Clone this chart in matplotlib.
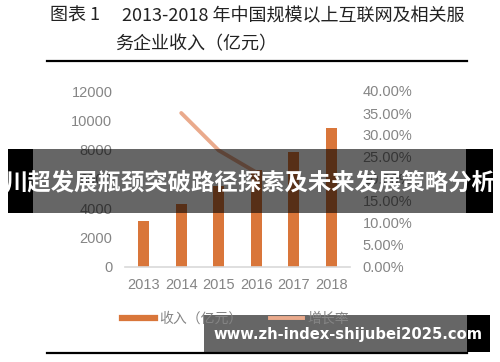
import matplotlib
matplotlib.use("Agg")
import matplotlib.pyplot as plt
from matplotlib.lines import Line2D
from matplotlib.patches import Rectangle
import numpy as np

plt.rcParams['font.family'] = ['Liberation Sans', 'Noto Sans CJK SC', 'DejaVu Sans']

# data
years = ['2013', '2014', '2015', '2016', '2017', '2018']
revenue = [3150, 4300, 5500, 6600, 7850, 9500]          # 收入（亿元）
growth = [np.nan, 0.35, 0.265, 0.215, np.nan, np.nan]   # 增长率 (only 2014-2016 visible)
left_ticks = [0, 2000, 4000, 6000, 8000, 10000, 12000]
right_ticks = [0, 0.05, 0.10, 0.15, 0.20, 0.25, 0.30, 0.35, 0.40]

bar_color = '#D9763A'
line_color = '#EAAA8C'
tick_color = '#858585'

W, H = 500, 362
fig = plt.figure(figsize=(W / 100, H / 100), dpi=100)


def fx(x):
    return x / W


def fy(y):
    return 1 - y / H


ax = fig.add_axes([fx(125), fy(267), fx(350) - fx(125), fy(91) - fy(267)])
x = np.arange(len(years))
ax.bar(x, revenue, width=0.3, color=bar_color, zorder=2)
ax.set_xlim(-0.5, len(years) - 0.5)
ax.set_ylim(0, 12000)
ax.set_xticks(x)
ax.set_xticklabels(years)
ax.set_yticks(left_ticks)
ax.set_yticklabels([str(v) for v in left_ticks])
for s in ['top', 'right', 'left']:
    ax.spines[s].set_visible(False)
ax.spines['bottom'].set_color('#d9d9d9')
ax.spines['bottom'].set_linewidth(1.2)
ax.tick_params(axis='both', length=0, colors=tick_color, labelsize=10.5)
ax.tick_params(axis='y', pad=9)
ax.tick_params(axis='x', pad=8)

ax2 = ax.twinx()
ax2.plot(x, growth, color=line_color, lw=2.8, solid_capstyle='round', zorder=3)
ax2.set_ylim(0, 0.4)
ax2.set_yticks(right_ticks)
ax2.set_yticklabels([f'{v * 100:.2f}%' for v in right_ticks])
for s in ax2.spines.values():
    s.set_visible(False)
ax2.tick_params(axis='y', length=0, colors=tick_color, labelsize=10.5, pad=9)

# legend
handles = [Line2D([], [], color=bar_color, lw=4.5),
           Line2D([], [], color=line_color, lw=2.8)]
fig.legend(handles, ['收入（亿元）', '增长率'], loc='center left',
           bbox_to_anchor=(fx(116), fy(319)), ncol=2, frameon=False,
           fontsize=10, labelcolor=tick_color, handlelength=2.4,
           handletextpad=0.3, columnspacing=2.0, borderaxespad=0)

# title block
title_kw = dict(fontsize=13, color='#222222', family=['Noto Sans CJK SC'], va='center')
fig.text(fx(50), fy(16), '图表 1', **title_kw)
fig.text(fx(122), fy(16), '2013-2018 年中国规模以上互联网及相关服', **title_kw)
fig.text(fx(115), fy(44), '务企业收入（亿元）', **title_kw)
fig.add_artist(Line2D([fx(47), fx(467)], [fy(61), fy(61)], color='black', lw=1.6))
fig.add_artist(Line2D([fx(47), fx(467)], [fy(353), fy(353)], color='black', lw=1.6))

# overlay banner across the middle
fig.add_artist(Rectangle((fx(33), fy(213)), fx(466) - fx(33), fy(149) - fy(213),
                         color='black', alpha=0.6, lw=0, zorder=5))
fig.add_artist(Rectangle((fx(8), fy(213)), fx(33) - fx(8), fy(149) - fy(213),
                         color='black', lw=0, zorder=5))
fig.add_artist(Rectangle((fx(466), fy(213)), fx(493) - fx(466), fy(149) - fy(213),
                         color='black', lw=0, zorder=5))
fig.text(fx(250), fy(182), '川超发展瓶颈突破路径探索及未来发展策略分析',
         ha='center', va='center', color='white', fontsize=16.8, weight='bold',
         family=['Noto Sans CJK SC'], zorder=6)

# watermark bar at the bottom
fig.add_artist(Rectangle((fx(204), fy(352)), fx(467) - fx(204), fy(315) - fy(352),
                         color='black', alpha=0.6, lw=0, zorder=5))
fig.add_artist(Rectangle((fx(467), fy(352)), fx(490) - fx(467), fy(315) - fy(352),
                         color='black', lw=0, zorder=5))
fig.text(fx(213), fy(335), 'www.zh-index-shijubei2025.com', ha='left', va='center',
         color='white', fontsize=10.6, weight='bold', family=['DejaVu Sans'], zorder=6)

fig.savefig('out.png', dpi=100)
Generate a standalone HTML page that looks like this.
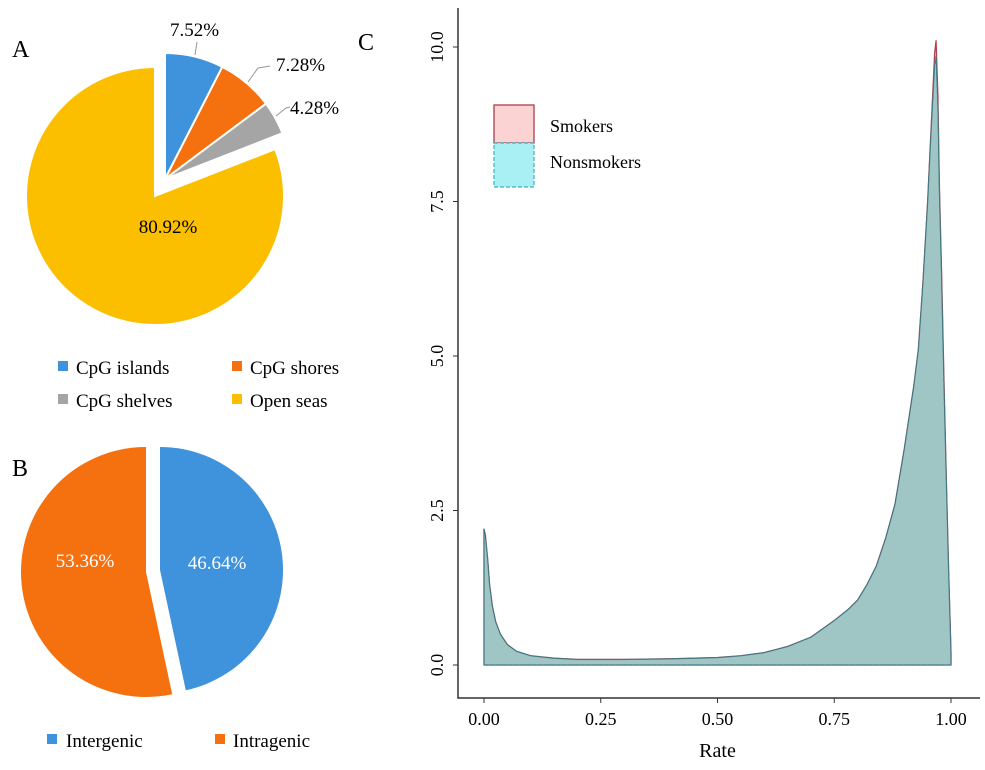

● **Exercise details**
All the material shown above is to be copied exactly, with no pictures carried over.

● **Completed task**
Clone this chart in matplotlib.
import matplotlib
matplotlib.use("Agg")
import matplotlib.pyplot as plt
from matplotlib.lines import Line2D
from matplotlib.patches import Rectangle
import numpy as np

plt.rcParams['font.family'] = ['Liberation Sans', 'Noto Sans CJK SC', 'DejaVu Sans']

# data
years = ['2013', '2014', '2015', '2016', '2017', '2018']
revenue = [3150, 4300, 5500, 6600, 7850, 9500]          # 收入（亿元）
growth = [np.nan, 0.35, 0.265, 0.215, np.nan, np.nan]   # 增长率 (only 2014-2016 visible)
left_ticks = [0, 2000, 4000, 6000, 8000, 10000, 12000]
right_ticks = [0, 0.05, 0.10, 0.15, 0.20, 0.25, 0.30, 0.35, 0.40]

bar_color = '#D9763A'
line_color = '#EAAA8C'
tick_color = '#858585'

W, H = 500, 362
fig = plt.figure(figsize=(W / 100, H / 100), dpi=100)


def fx(x):
    return x / W


def fy(y):
    return 1 - y / H


ax = fig.add_axes([fx(125), fy(267), fx(350) - fx(125), fy(91) - fy(267)])
x = np.arange(len(years))
ax.bar(x, revenue, width=0.3, color=bar_color, zorder=2)
ax.set_xlim(-0.5, len(years) - 0.5)
ax.set_ylim(0, 12000)
ax.set_xticks(x)
ax.set_xticklabels(years)
ax.set_yticks(left_ticks)
ax.set_yticklabels([str(v) for v in left_ticks])
for s in ['top', 'right', 'left']:
    ax.spines[s].set_visible(False)
ax.spines['bottom'].set_color('#d9d9d9')
ax.spines['bottom'].set_linewidth(1.2)
ax.tick_params(axis='both', length=0, colors=tick_color, labelsize=10.5)
ax.tick_params(axis='y', pad=9)
ax.tick_params(axis='x', pad=8)

ax2 = ax.twinx()
ax2.plot(x, growth, color=line_color, lw=2.8, solid_capstyle='round', zorder=3)
ax2.set_ylim(0, 0.4)
ax2.set_yticks(right_ticks)
ax2.set_yticklabels([f'{v * 100:.2f}%' for v in right_ticks])
for s in ax2.spines.values():
    s.set_visible(False)
ax2.tick_params(axis='y', length=0, colors=tick_color, labelsize=10.5, pad=9)

# legend
handles = [Line2D([], [], color=bar_color, lw=4.5),
           Line2D([], [], color=line_color, lw=2.8)]
fig.legend(handles, ['收入（亿元）', '增长率'], loc='center left',
           bbox_to_anchor=(fx(116), fy(319)), ncol=2, frameon=False,
           fontsize=10, labelcolor=tick_color, handlelength=2.4,
           handletextpad=0.3, columnspacing=2.0, borderaxespad=0)

# title block
title_kw = dict(fontsize=13, color='#222222', family=['Noto Sans CJK SC'], va='center')
fig.text(fx(50), fy(16), '图表 1', **title_kw)
fig.text(fx(122), fy(16), '2013-2018 年中国规模以上互联网及相关服', **title_kw)
fig.text(fx(115), fy(44), '务企业收入（亿元）', **title_kw)
fig.add_artist(Line2D([fx(47), fx(467)], [fy(61), fy(61)], color='black', lw=1.6))
fig.add_artist(Line2D([fx(47), fx(467)], [fy(353), fy(353)], color='black', lw=1.6))

# overlay banner across the middle
fig.add_artist(Rectangle((fx(33), fy(213)), fx(466) - fx(33), fy(149) - fy(213),
                         color='black', alpha=0.6, lw=0, zorder=5))
fig.add_artist(Rectangle((fx(8), fy(213)), fx(33) - fx(8), fy(149) - fy(213),
                         color='black', lw=0, zorder=5))
fig.add_artist(Rectangle((fx(466), fy(213)), fx(493) - fx(466), fy(149) - fy(213),
                         color='black', lw=0, zorder=5))
fig.text(fx(250), fy(182), '川超发展瓶颈突破路径探索及未来发展策略分析',
         ha='center', va='center', color='white', fontsize=16.8, weight='bold',
         family=['Noto Sans CJK SC'], zorder=6)

# watermark bar at the bottom
fig.add_artist(Rectangle((fx(204), fy(352)), fx(467) - fx(204), fy(315) - fy(352),
                         color='black', alpha=0.6, lw=0, zorder=5))
fig.add_artist(Rectangle((fx(467), fy(352)), fx(490) - fx(467), fy(315) - fy(352),
                         color='black', lw=0, zorder=5))
fig.text(fx(213), fy(335), 'www.zh-index-shijubei2025.com', ha='left', va='center',
         color='white', fontsize=10.6, weight='bold', family=['DejaVu Sans'], zorder=6)

fig.savefig('out.png', dpi=100)
Generate a standalone HTML page that looks like this.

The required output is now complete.